So the European Commission announced that Spain and Portugal will not be punished for breaching Europe’s Growth and Stability Pact. The decision lands yet another blow on the credibility of the European project. How many more punches can it take? And will the political turf wars of European politicians make matters even worse?
Spain and Portugal violated the rules of the Growth and Stability Pact, which stipulates that EU countries may not have budget deficits and national debts in excess of 3 per cent and 60 per cent of Gross Domestic Product, respectively.
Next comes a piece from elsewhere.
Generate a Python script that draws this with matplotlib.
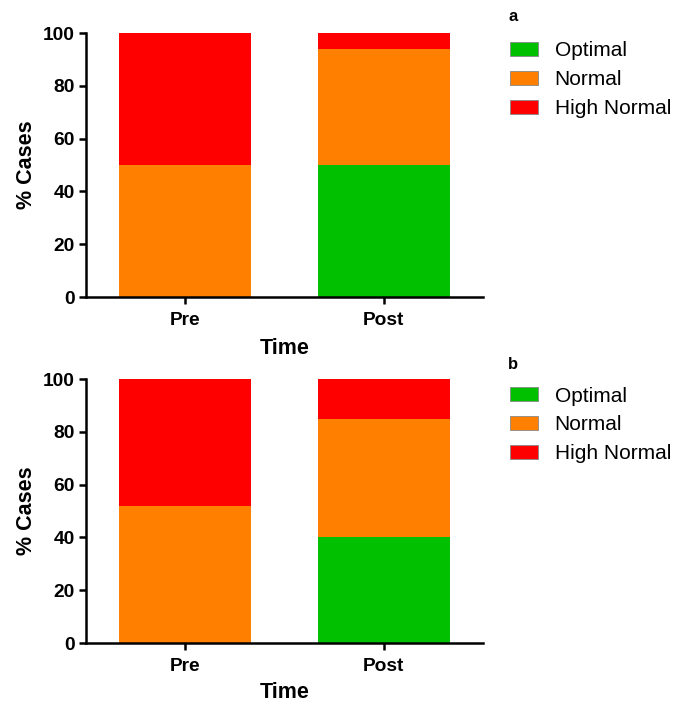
import matplotlib
matplotlib.use("Agg")
import matplotlib.pyplot as plt
from matplotlib.patches import Patch

plt.rcParams['font.family'] = ['Liberation Sans', 'DejaVu Sans']

categories = ["Pre", "Post"]
series_names = ["Optimal", "Normal", "High Normal"]
colors = ["#00c000", "#ff8000", "#ff0000"]

# panel a
a_optimal = [0, 50]
a_normal = [50, 44]
a_high = [50, 6]
# panel b
b_optimal = [0, 40]
b_normal = [52, 45]
b_high = [48, 15]

fig = plt.figure(figsize=(6.87, 7.03), dpi=100)

def draw(rect, vals, letter, legend_y, letter_y, xlabelpad):
    ax = fig.add_axes(rect)
    x = list(range(len(categories)))
    bottom = [0] * len(categories)
    for v, c in zip(vals, colors):
        ax.bar(x, v, width=0.667, bottom=bottom, color=c, edgecolor='none')
        bottom = [b + vv for b, vv in zip(bottom, v)]
    ax.set_xlim(-0.5, 1.5)
    ax.set_ylim(0, 100)
    ax.set_yticks([0, 20, 40, 60, 80, 100])
    ax.set_xticks(x)
    ax.set_xticklabels(categories)
    for s in ['top', 'right']:
        ax.spines[s].set_visible(False)
    for s in ['left', 'bottom']:
        ax.spines[s].set_linewidth(1.8)
    ax.tick_params(axis='both', width=1.8, length=5, labelsize=13.75)
    ax.tick_params(axis='x', pad=6)
    ax.tick_params(axis='y', pad=3)
    for lab in ax.get_xticklabels() + ax.get_yticklabels():
        lab.set_fontweight('bold')
    ax.set_ylabel("% Cases", fontsize=15.5, fontweight='bold', labelpad=4)
    ax.set_xlabel("Time", fontsize=15.5, fontweight='bold', labelpad=xlabelpad)
    handles = [Patch(facecolor=c, edgecolor='#888888', linewidth=0.6) for c in colors]
    fig.legend(handles, series_names, loc='upper left', bbox_to_anchor=(0.742, legend_y),
               frameon=False, fontsize=15, handlelength=1.35, handleheight=0.67,
               handletextpad=0.8, labelspacing=0.47, borderaxespad=0, borderpad=0)
    fig.text(0.747, letter_y, letter, fontsize=12, fontweight='bold',
             ha='center', va='center')
    return ax

draw([0.1252, 0.5775, 0.578, 0.3755], [a_optimal, a_normal, a_high], "a", 0.941, 0.977, 6.5)
draw([0.1252, 0.0853, 0.578, 0.3755], [b_optimal, b_normal, b_high], "b", 0.450, 0.481, 4.5)

fig.savefig("out.png", dpi=100)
Spain and Portugal are both wildly off the mark.
The two countries, hit hard by first the financial crisis and then the eurocrisis that started with Greece, have been fighting hard to climb back out from the abyss. Unemployment numbers in the countries are sky-high, while economic growth is still lackluster and by no means sufficient to lift the unemployed out of poverty.
And so Spain and Portugal were penalized. They were handed fines -- penalties easy enough to pay, though. Indeed, the fines levied were €0 and €0. According to sources cited by EurActiv, this came after German Finance Minister Wolfgang Schauble called some European commissioners from his Christian-Democratic European People’s Party and asked them politely to get Spain off the hook.
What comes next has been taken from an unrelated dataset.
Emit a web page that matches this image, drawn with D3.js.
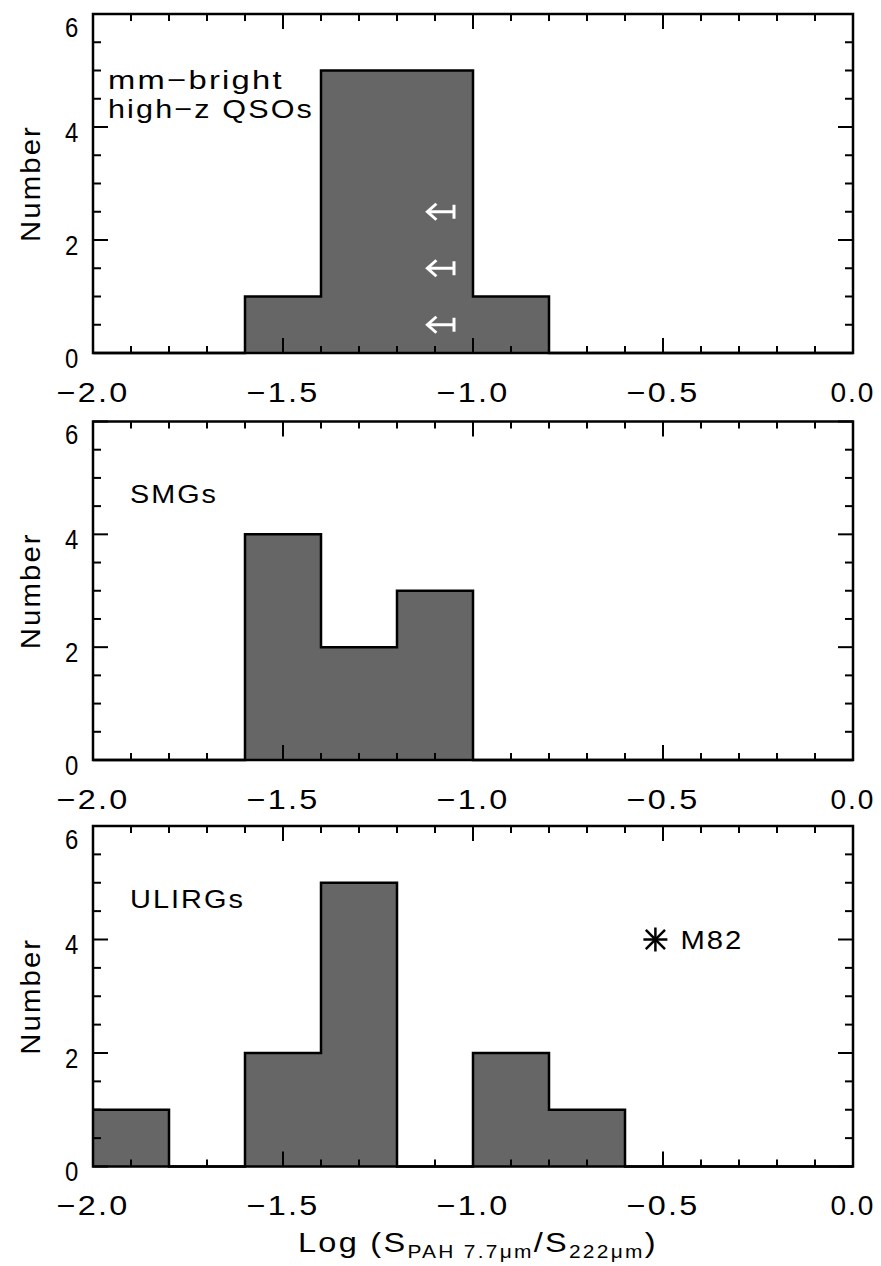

Spain is incidentally still run by the Partido Popular, which in Europe is part of Schauble’s EPP. Spain has held two national elections in the past six months; the Partido Popular has not been able to win back a majority. There is no doubt that a hefty fine would have reflected badly on the staunchly pro-EU Christian-Democrats, while a third national election is a serious possibility.
Could there have been a trade-off? Spain’s caretaker government consists of Christian-Democrats. The other country that was let off the hook, Portugal, is run by Socialists. Could that have been the calculation -- you get to save your Socialist friends, we get to save our Christian-Democratic friends?
Yes, it’s speculation, but this mechanism is played out nearly daily in the European Union, where the Christian-Democrats of the EPP, the Socialists of the Alliance of Socialists and Democrats, and the Liberals of the Alliance of the Liberals and Democrats Europe stare each other down in an endless Mexican standoff.
Knowing that these party politics often force tough decisions, the spotlights will move to Rome at the end of this week. There, center-left Prime Minister Matteo Renzi is in a tough spot.
Several large Italian banks seem destined to fail stress tests to be published on July 29. The results are expected to show that, among other banks, Monte dei Paschi di Siena is loaded with debts it cannot repay. Many of these are loans taken out by Italians themselves. Unfortunately, banks like Monte Dei Paschi financed the loans disbursed by taking out loans from other banks, such as French banks. Italian banks are thought to be in the tank for billions to their foreign counterparts.
Until recently, national governments would pick up the tab. Spain is a prime example. There, billions in non-performing loans were stashed in a so-called bad bank, Sareb, which now holds mortgages and the like from nationalized banks.
Sareb is backed by Spanish government funds. This is no longer allowed.
One recurring event that has seriously ticked off voters throughout the European Union has been the rescue of failing banks using taxpayer money. Europe’s leading politicians realized this very negative sentiment was starting to eat away at the popularity of the European cooperation project as a whole and so they decided on a new policy of so-called bail-ins.
Instead of governments bailing out failing banks -- and then those governments being bailed out by aid from other countries using money from taxpayers -- those holding the bad loans would have to bleed first.
So companies and citizens will pay up to 8 percent of the outstanding loans, after which a government is allowed to step in.
The Italian prime minister is in a tough spot: With Italian banks teetering, Renzi is not allowed to engage in a classic bail-out while also not allowed to somehow funnel money from the government’s coffers to the banks -- that would mean a breach of the Stability and Growth Pact.
He has already lost local elections, some in large cities. He is facing more such elections and on top of that a national referendum on the reform of the Senate, which he also made a referendum on his own leadership by announcing that he would resign if he loses.
If Renzi is forced to confront voters with the bill for bailing in Italian banks, he is sure to face voter fury.
At the end of this week another such blow awaits, when those stress tests tomorrow reveal the financial health of Italian banks.
European Socialists don't want to lose their man in Rome. The question is what they have to trade in order to save him.